Common aspects of Eucheuma denticulatum farming include using short, thin lines or loops to secure multiple small "seedlings" spaced at regular intervals to a longer, thicker line. This longer line could be secured at either end to a stake, another line, a frame, or a raft. Maintenance involves visiting each farming area 2 to 3 times per week to remove epiphyte algae growing on the Eucheuma denticulatum, tightening of loose lines, and checking for ice-ice and other signs of damage to the crop. Harvesting occurs every 4 to 6 weeks, and depending on the method, can involve bringing in entire lines, or un-tying each piece of seaweed directly. Regardless of cultivation method, the seaweed must be tried to around 35% moisture content, which could be achieved by drying on mats or fronds on the shore, or on a dock, or hanging from drying lines, or using more advanced methods such as with a solar tunnel drier. A portion of each harvest (perhaps 10%) is retained to commence the next cycle.
The "off-bottom method" for cultivating Eucheuma denticulatum uses large stakes driven into the seabed in a rectangular shape. A thicker line runs between the "ends" of the rectangle. Between these ends, long (10 - 20 meter) thick lines are run, and the seedlings are secured to these long lines via "tie-ties". An off-bottom farm may become exposed to open air for short periods of time at certain low tides, although it remains submerged most of the time. An advantage of the off-bottom method is that it can be visited at slack and low tides without a boat, and it is often closer to the home of the farmer. Disadvantages include proximity to rainwater runoff, which can reduce growth or trigger ice-ice disease, susceptability to higher temperatures, and also these shallow water farms can be more vulnerable to grazers such as rabbitfish.
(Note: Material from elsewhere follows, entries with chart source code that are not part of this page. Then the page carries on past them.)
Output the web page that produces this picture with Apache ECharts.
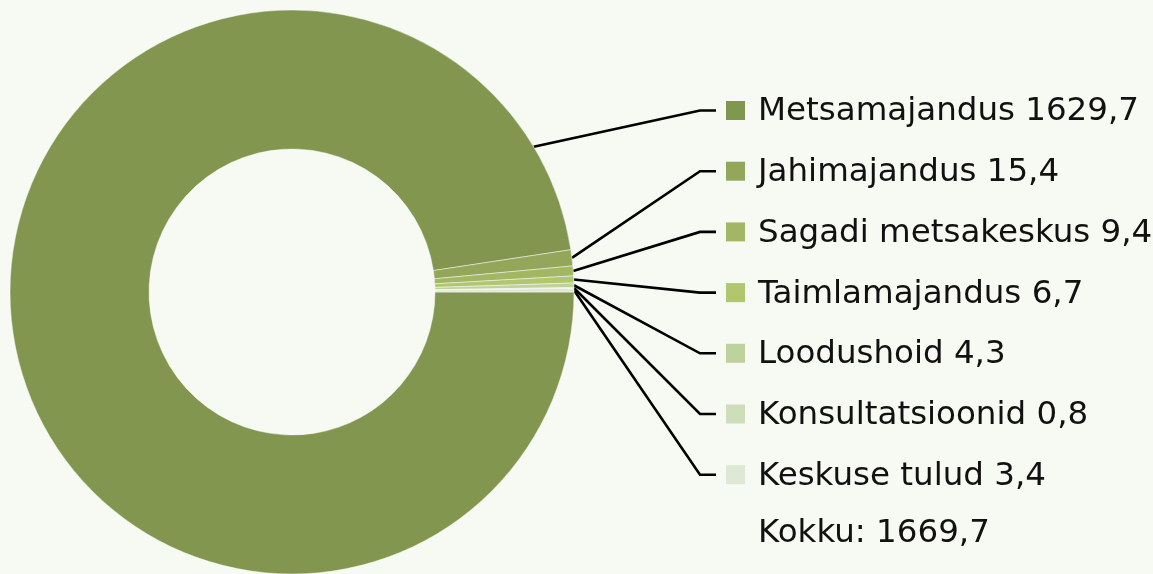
<!DOCTYPE html>
<html>
<head>
<meta charset="utf-8">
<script src="https://cdn.jsdelivr.net/npm/echarts@6/dist/echarts.min.js"></script>
<style>
  html, body { margin: 0; padding: 0; background: #f7f9f3; }
  #chart { width: 1153px; height: 574px; }
</style>
</head>
<body>
<div id="chart"></div>
<script>
const categories = ['Metsamajandus', 'Jahimajandus', 'Sagadi metsakeskus', 'Taimlamajandus', 'Loodushoid', 'Konsultatsioonid', 'Keskuse tulud'];
const values = [1629.7, 15.4, 9.4, 6.7, 4.3, 0.8, 3.4];
const colors = ['#83964f', '#93a75a', '#a2b763', '#b0c66f', '#bfd29e', '#cfddba', '#dfe8d4'];
const totalLabel = 'Kokku:';

// layout constants
const FONT = 'DejaVu Sans';
const cx = 292, cy = 292, rInner = 143, rOuter = 282;
const rowTop = 110.5, rowGap = 60.7;
const labelX = 726, elbowX = 700, lineEndX = 716;
const bigAnchorAngle = 31; // degrees, where the first slice's connector leaves the ring

const fmt = v => v.toFixed(1).replace('.', ',');
const total = values.reduce((a, b) => a + b, 0);

const rich = { t: { fontFamily: FONT, fontSize: 32.5, color: '#111', padding: [3, 0, 0, 13] } };
colors.forEach((c, i) => { rich['sq' + i] = { width: 19, height: 19, backgroundColor: c }; });

const chart = echarts.init(document.getElementById('chart'));
chart.setOption({
  backgroundColor: '#f7f9f3',
  animation: false,
  color: colors,
  series: [{
    type: 'pie',
    center: [cx, cy],
    radius: [rInner, rOuter],
    startAngle: 0,
    clockwise: true,
    avoidLabelOverlap: false,
    itemStyle: { borderColor: 'rgba(255,255,255,0.45)', borderWidth: 1 },
    label: {
      show: true,
      position: 'outside',
      formatter: p => `{sq${p.dataIndex}|}{t|${p.name} ${fmt(p.value)}}`,
      rich: rich
    },
    labelLine: { show: true, length: 10, length2: 10, lineStyle: { color: '#000', width: 2.6 } },
    labelLayout: function (p) {
      const i = p.dataIndex;
      const y = rowTop + i * rowGap;
      let a = p.labelLinePoints ? p.labelLinePoints[0] : [cx + rOuter, cy];
      if (i === 0) {
        const ang = bigAnchorAngle * Math.PI / 180;
        a = [cx + rOuter * Math.cos(ang), cy - rOuter * Math.sin(ang)];
      }
      return {
        x: labelX, y: y, align: 'left', verticalAlign: 'middle',
        labelLinePoints: [[a[0], a[1]], [elbowX, y], [lineEndX, y]]
      };
    },
    emphasis: { disabled: true },
    data: categories.map((name, i) => ({ name: name, value: values[i] }))
  }],
  graphic: [{
    type: 'text',
    x: 758,
    y: rowTop + 7 * rowGap - 2,
    style: {
      text: totalLabel + ' ' + fmt(total),
      font: '32.5px "DejaVu Sans"',
      fill: '#111',
      verticalAlign: 'middle'
    }
  }]
});
</script>
</body>
</html>
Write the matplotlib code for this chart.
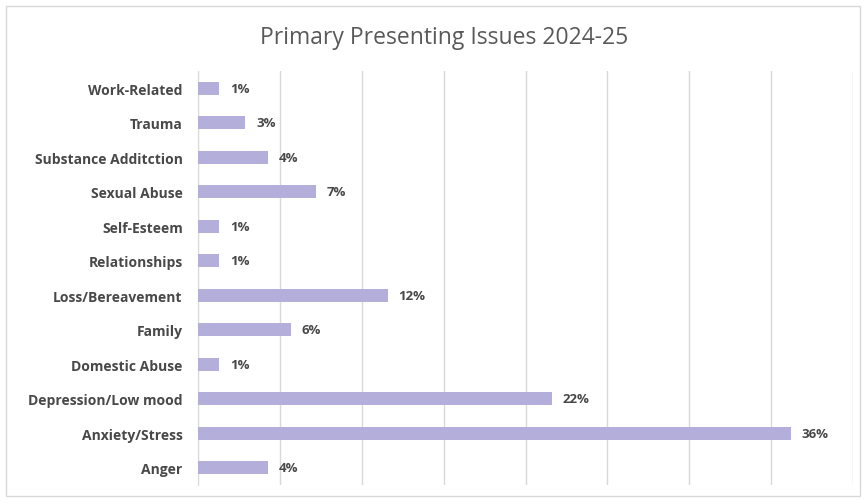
import matplotlib
matplotlib.use("Agg")
import matplotlib.pyplot as plt
from matplotlib.patches import Rectangle

categories = ["Anger", "Anxiety/Stress", "Depression/Low mood", "Domestic Abuse", "Family",
              "Loss/Bereavement", "Relationships", "Self-Esteem", "Sexual Abuse",
              "Substance Additction", "Trauma", "Work-Related"]
values = [4.3, 36.2, 21.6, 1.3, 5.7, 11.6, 1.3, 1.3, 7.2, 4.3, 2.9, 1.3]
labels = ["4%", "36%", "22%", "1%", "6%", "12%", "1%", "1%", "7%", "4%", "3%", "1%"]
title = "Primary Presenting Issues 2024-25"

plt.rcParams['font.family'] = ['Open Sans', 'DejaVu Sans']

fig = plt.figure(figsize=(8.64, 5.02), dpi=100)
fig.patches.append(Rectangle((6/864, 5/502), 854/864, 490/502, transform=fig.transFigure,
                             fill=False, edgecolor="#d9d9d9", linewidth=1.0))
ax = fig.add_axes([198/864, 16/502, 655/864, 414/502])

y = list(range(len(categories)))
ax.barh(y, values, height=0.37, color="#b4aedb", zorder=3)
for yi, v, lab in zip(y, values, labels):
    ax.text(v + 0.65, yi, lab, va="center", ha="left", fontsize=9.5,
            color="#484848", fontweight="bold")

ax.set_xlim(0, 40)
ax.set_ylim(-0.5, len(categories) - 0.5)
ax.set_xticks(range(0, 41, 5))
ax.set_xticklabels([])
ax.tick_params(axis="x", length=0)
ax.tick_params(axis="y", length=0, pad=11)
ax.set_yticks(y)
ax.set_yticklabels(categories, fontsize=10, color="#484848", fontweight="bold")
ax.grid(axis="x", color="#d9d9d9", linewidth=1.0, zorder=0)
for s in ["top", "right", "bottom"]:
    ax.spines[s].set_visible(False)
ax.spines["left"].set_color("#d9d9d9")

fig.text(444/864, 1 - 38/502, title, ha="center", va="center", fontsize=16.5, color="#595959")

fig.savefig("out.png", dpi=100)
The "long-line method" can be used in deeper water, and requires the use of floats, which can be small buoys, but are often simply empty plastic water jugs or bottles with the caps still secured. Weighted blocks at either end anchor the line, floats are adjusted to provide the proper depth of the Eucheuma denticulatum seaweed just below the surface. These lines can be dozens of meters long. An advantage of this approach is that much greater farming areas can be exploited by a farming community. There are higher operational costs due to required use of boats, and more maintenance to periodically untangle the long lines.
The "raft method" of cultivation for Eucheuma denticulatum uses a material such as bamboo to construct on the order of 10-meter square rafts, which are in turn secured to the bottom by an anchor (often a concrete block). Rafts are more expensive to construct, but they offer the convenience of being towed in to shore for harvest and replacement with new seedlings. Then, the farmer can boat back with the replenished raft in tow to the float, and re-secure the raft. In general, the rafts are less susceptible to becoming entangled with each other than the long lines. A "basket method" has emerged in certain areas in the Philippines and Indonesia, which is similar to the raft method, but uses floating baskets. There is an additional cost for the baskets, and more substantial floats are required, but work effort is reduced by eliminating the tedious work associated with tie-ties each harvest.
Eucheuma denticulatum is an important crop that can be grown in rough, wave-tossed areas that are unsuitable for other, more delicate commercial seaweeds. Studies have also shown that this species can be useful as bioremediation for wastewater and nutrient saturated areas, especially around fish farms.